Total Exemption of Homestead Property from Ad Valorem Taxation
Section 196.101, F.S. provides that real estate owned by any quadriplegic is exempt from taxation – there is no income limitation for quadriplegics. Paraplegic, hemiplegic, or other totally and permanently disabled persons, who must use a wheel chair for mobility, or are legally blind and produce certification of that fact shall be exempt from ad valorem taxation, income limitation applies, proof of gross income is required and or other official certification of disability is required. (Florida Physician’s Certification of Disability forms are available in our office or can be downloaded from our website).
A homeowner may “port” his Save Our Homes tax benefits to a new residence as long as he establishes his new homestead within two years of abandoning his previous homestead. A valid homestead exemption must have been in place for one of the last two tax years. If the new homestead is more valuable than the old, the homeowner may port up to $500,000 of capped value to the new homestead.
Mobile Home Exemption
If you hold title to a mobile home and the land on which it is situated and the mobile home is permanently affixed to the land, you can make application to the Property Appraiser to have the property appraised as real property. This application requires you to purchase an “RP” sticker from the Tax Collector’s Office. You must make application for the sticker between January 1st and March 1st. Homestead exemption may be allowed if the mobile home meets the above qualifications and the property owner meets the qualifications for the exemption.

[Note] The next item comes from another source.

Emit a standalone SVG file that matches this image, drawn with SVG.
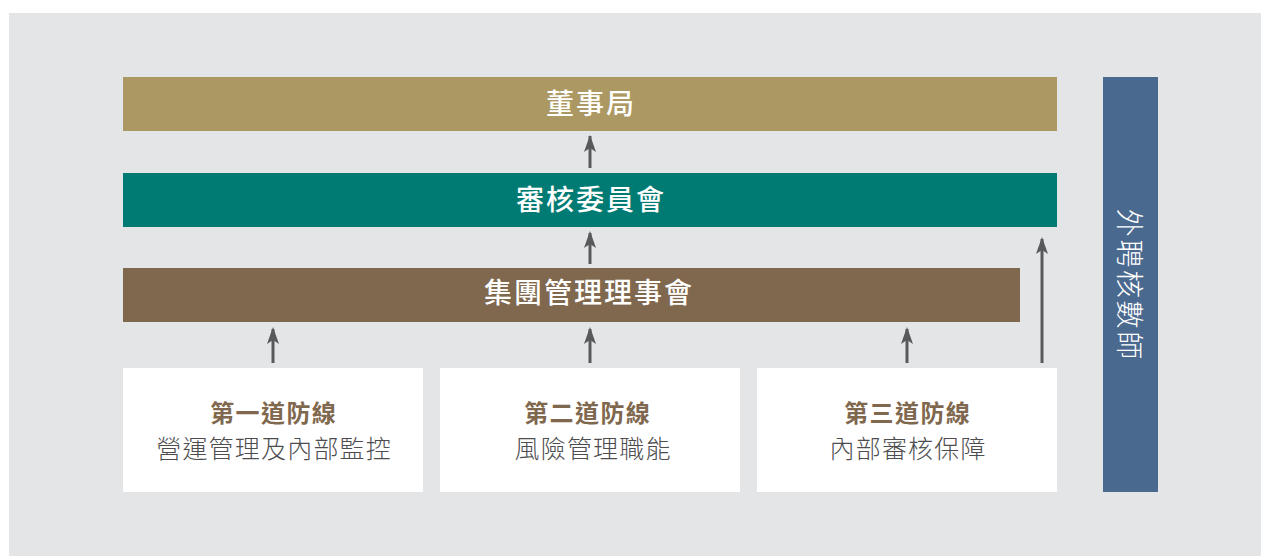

When no one individual owns the land, as is the case with some mobile home parks, the park is taxed for the land as a whole (real property) and the improvements to the mobile home are taxed as Tangible Personal Property. However, you still must buy a yearly “MH” tag for the mobile home itself from the Tax Collector’s Office.
Any person who knowingly and willfully gives false information for the purpose of claiming homestead exemption is guilty of a misdemeanor punishable by up to one (1) year in prison and/or a $5,000 fine. 196.131, F.S.